My personal view is that the top four schools, HYPS, can offer significant advantages to their graduates in certain specific fields. Below that level, say rankings between 5 and 16 or 20, the schools can offer some advantages over lower ranked schools in limited areas of strength and particularly in the early parts of someone’s career. Once you get below that level, say that pool of schools between 20 and 60 which includes most flagship state schools, the advantages of rank pretty much wash out. The differences get smaller and smaller when you get to the less selective schools below that range.

My last corporate job was in a $100,000,000 professional services division with about 300 professionals. It was headed up a graduate of Long Island University. He was in the right place, at the right time, and had a very engaging personality that allowed him to beat numerous graduates from more prestigious schools to the job. In contrast, one of the lowest guys on the totem poll in my office had two degrees from Ivy league schools. Very intelligent person, but he didn’t have the drive to make himself standout in a corporate environment.

I tell my kids to think of life as a marathon. Unlike a real marathon that is fixed in length with competitors, their lives will be run based on goals and destinations they set themselves, and whether they are successful is something they will only decide for themselves with the benefit of hindsight.

College admissions only measure the success of getting to the starting point of life. Doing well in high school and getting into an elite school is like working yourself to the front of the start line; nobody will be in front of you, and you can pick and choose what your course and destinations will be. Screwing up in high school and ending up in directional state school is equivalent to starting 30 minutes back. Yeah, you are in the race, but there are a whole lot of people in front of you, you will lack a significant freedom of action to pursue your hopes and dreams, and you probably will not get as far as if you had started with the leaders. Life though, is a long run, and it is not about how you start the race but how you finish it.

Did you know that Wachtell and Blackstone PE place lists of their principal attorneys or employees online? And they also list the undergraduate colleges those managers attended?

Guess what? They arrived at their place of employment from many different colleges and universities.

http://www.wlrk.com
http://www.blackstone.com/businesses/aam/private-equity/the-team

It is not proven that one’s choice of undergraduate college closes doors. It is a theory without firm proof. Certainly, the people listed on the firms’ websites are very smart, and they worked very hard as undergraduates, no matter what school they attended.

I am friends with lots of McKinsey people, including my very best friend who is (gasp) a Notre Dame grad. And guess what? They did NOT all attend elite schools. Some did, some didn’t.

I do think there are some elite school grads who happen to congregate in jobs / fields / careers where there are a lot of elite school grads, so they mistakenly think that because they are surrounded with elite school grads, that “other” jobs / fields / careers must collect all the leftover non-elite school grads. They simply haven’t a clue that there are many jobs / fields / careers where elite school grads and non-elite school grads work side by side.

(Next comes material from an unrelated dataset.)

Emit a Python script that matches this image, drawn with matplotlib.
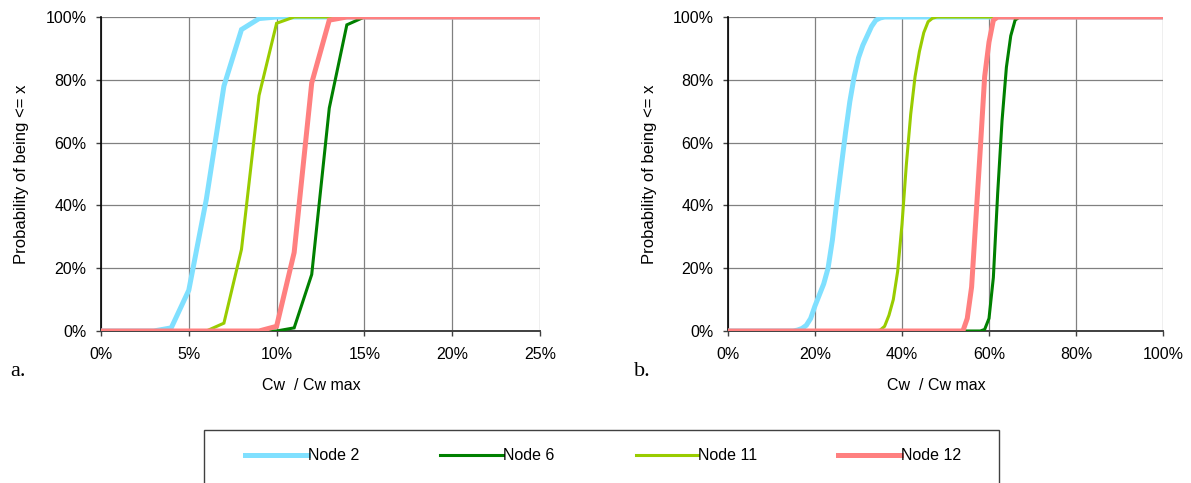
import matplotlib.pyplot as plt
from matplotlib.patches import Rectangle
from matplotlib.ticker import MultipleLocator, PercentFormatter

# Cumulative probability curves (x and y both in percent)
# panel a: Cw / Cw max from 0 to 25 %
a_node2_x = [0, 3, 4, 5, 6, 7, 8, 9, 10, 25]
a_node2_y = [0, 0, 1, 13, 42, 78, 96, 99.5, 100, 100]
a_node6_x = [0, 10, 11, 12, 13, 14, 15, 25]
a_node6_y = [0, 0, 1, 18, 71, 97.5, 100, 100]
a_node11_x = [0, 6, 7, 8, 9, 10, 11, 25]
a_node11_y = [0, 0, 2.5, 26, 75, 98, 100, 100]
a_node12_x = [0, 9, 10, 11, 12, 13, 14, 25]
a_node12_y = [0, 0, 1.5, 25, 79, 99, 100, 100]

# panel b: Cw / Cw max from 0 to 100 %
b_node2_x = [0, 15, 16, 17, 18, 19, 20, 21, 22, 23, 24, 25, 26, 27, 28, 29,
             30, 31, 32, 33, 34, 35, 36, 100]
b_node2_y = [0, 0, 0.3, 0.8, 1.8, 4, 8, 11.5, 15, 20, 29, 41, 52, 63, 73, 81,
             87, 91, 94, 97, 99, 99.7, 100, 100]
b_node6_x = [0, 58, 59, 60, 61, 62, 63, 64, 65, 66, 67, 100]
b_node6_y = [0, 0, 0.5, 4, 17, 44, 67, 84, 94, 99, 100, 100]
b_node11_x = [0, 34, 35, 36, 37, 38, 39, 40, 41, 42, 43, 44, 45, 46, 47, 48, 100]
b_node11_y = [0, 0, 0.3, 1.5, 5, 10, 19, 34, 53, 69, 81, 89, 95, 98.5, 99.6, 100, 100]
b_node12_x = [0, 54, 55, 56, 57, 58, 59, 60, 61, 62, 100]
b_node12_y = [0, 0, 4, 14, 36, 58, 81, 92, 99, 100, 100]

labels = ["Node 2", "Node 6", "Node 11", "Node 12"]
colors = ["#80E0FF", "#008000", "#99CC00", "#FF8080"]
widths = [3.6, 2.2, 2.2, 3.6]

panels = [
    dict(rect=[101 / 1191, 1 - 331 / 483, 439 / 1191, 314 / 483],
         xmax=25, step=5, tag="a.", tag_x=10,
         series=[(a_node2_x, a_node2_y), (a_node6_x, a_node6_y),
                 (a_node11_x, a_node11_y), (a_node12_x, a_node12_y)]),
    dict(rect=[728 / 1191, 1 - 331 / 483, 435 / 1191, 314 / 483],
         xmax=100, step=20, tag="b.", tag_x=634,
         series=[(b_node2_x, b_node2_y), (b_node6_x, b_node6_y),
                 (b_node11_x, b_node11_y), (b_node12_x, b_node12_y)]),
]

plt.rcParams["font.family"] = ["Liberation Sans", "DejaVu Sans"]

fig = plt.figure(figsize=(11.91, 4.83), dpi=100)

handles = []
for p in panels:
    ax = fig.add_axes(p["rect"])
    lines = []
    for (xs, ys), lab, col, lw in zip(p["series"], labels, colors, widths):
        ln, = ax.plot(xs, ys, color=col, lw=lw, label=lab,
                      solid_joinstyle="miter", zorder=3)
        lines.append(ln)
    handles = lines

    ax.set_xlim(0, p["xmax"])
    ax.set_ylim(0, 100)
    ax.xaxis.set_major_locator(MultipleLocator(p["step"]))
    ax.yaxis.set_major_locator(MultipleLocator(20))
    ax.xaxis.set_major_formatter(PercentFormatter(decimals=0))
    ax.yaxis.set_major_formatter(PercentFormatter(decimals=0))
    ax.grid(True, color="#808080", lw=0.9, zorder=0)
    ax.set_axisbelow(True)

    for side in ("top", "right"):
        ax.spines[side].set_visible(False)
    ax.spines["left"].set_color("black")
    ax.spines["bottom"].set_color("#404040")
    ax.spines["left"].set_linewidth(1.2)
    ax.spines["bottom"].set_linewidth(1.4)
    ax.spines["left"].set_zorder(2)
    ax.spines["bottom"].set_zorder(2)
    ax.tick_params(direction="out", length=3.5, width=1, color="#404040",
                   labelsize=11.5, pad=7)
    ax.tick_params(axis="x", pad=8)

    ax.set_ylabel("Probability of being <= x", fontsize=12)
    ax.yaxis.set_label_coords(-0.18, 0.5)
    ax.yaxis.label.set_verticalalignment("center")
    ax.set_xlabel("Cw  / Cw max", fontsize=11.5)
    ax.xaxis.set_label_coords(0.48, -0.15)

    fig.text(p["tag_x"] / 1191, 1 - 372 / 483, p["tag"],
             family="Liberation Serif", fontsize=16, va="center", ha="left")

# legend frame runs past the bottom edge of the figure
fig.patches.append(Rectangle((204 / 1191, 1 - 500 / 483), 795 / 1191, 70 / 483,
                             transform=fig.transFigure, fill=False,
                             edgecolor="#404040", lw=1.0))
fig.legend(handles, labels, loc="center left",
           bbox_to_anchor=(239 / 1191, 1 - 456 / 483), ncol=4, frameon=False,
           fontsize=11.5, handlelength=3.9, handletextpad=0.0,
           columnspacing=5.1, borderaxespad=0)

fig.savefig("out.png", dpi=100)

I work with executives at Fortune 50 companies. I can sit in a meeting with two executive VPs at the same level, making good money, doing interesting stimulating intellectual work - and one may have gone to Harvard and the other to a SUNY (or insert whatever other school). It’s just not all that uncommon, really.

I don’t get what’s the point of being elite-educated if you don’t get how the world works, but whatever.

@Periwinkle‌ - If you go through the Wachtell site, you find that the schools with by far the most representation are Harvard, Yale and Penn. While they are a wide variety of non-Ivy undergraduate schools listed, most have one or two people max.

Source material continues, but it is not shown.